Single by Alphaville

from the album Afternoons in Utopia
- B-side: "Next Generation"
- Released: June 1986
- Recorded: March 1986
- Studio: Hansa Tonstudio, Berlin
- Genre: Synth-pop
- Length: 3:57 (7" version) 6:01 (Aquarian Dance Mix)
- Label: Atlantic / WEA
- Songwriters: Marian Gold Bernhard Lloyd Ricky Echolette
- Producer: Peter Walsh

Alphaville singles chronology
| "Dance With Me" (1986) | "Universal Daddy" (1986) | "Jerusalem" (1986) |

= Universal Daddy =

Universal Daddy is the sixth single by Alphaville, and the second from their album Afternoons in Utopia. It was released only in Europe.
==Reviews==
This song was described as one of the album's best songs and reminiscent of the kind of music that their contemporaries the Pet Shop Boys might produce.
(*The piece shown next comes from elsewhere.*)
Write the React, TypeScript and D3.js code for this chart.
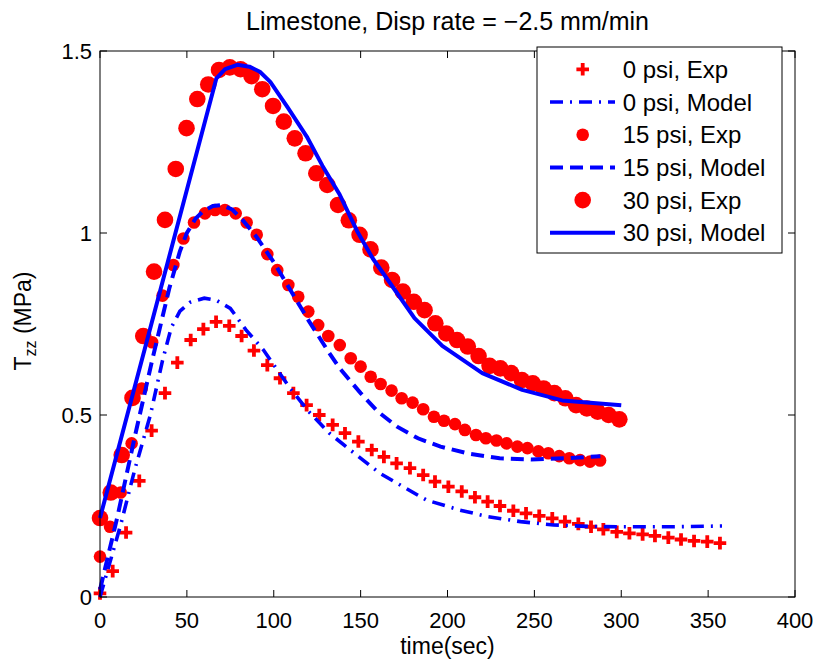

Despite the praise, the song is one of singer Marian Gold's least favorite Alphaville songs ever, saying simply that "the lyrics are the most embarrassing ones I've ever written".

==Track listings==
- 7" single
1. "Universal Daddy" — 3:57
2. "Next Generation" — 3:58

- 12" single
3. "Universal Daddy (Aquarian Dance Mix)" — 6:16
4. "Next Generation" — 3:58

- The writing credit for "Next Generation" is listed as "Gold/Lloyd/Echolette/Ryan"
- The B-side also appears on the US single release of "Red Rose", and a new remix of the song appears on 1999's Dreamscapes

- US Promotional 12" single (PR-978)
5. "Universal Daddy (Vocal/Extended Remix)" — 6:15
6. "Universal Daddy (Vocal/LP Version)" 3:54

- The "Vocal/Extended Remix" is the same as the UK's "Aquarian Dance Mix"
- In 2014, the "Aquarian Dance Mix" and the unaltered b-side "Next Generation" were released for the first time on CD on so80s presents Alphaville.

==Charts==

| Chart | Peak position |
|---|---|
| Switzerland Singles Chart | 26 |

==Other releases==
One demo of this song was released on the album Dreamscapes, and another on the fan-only release History.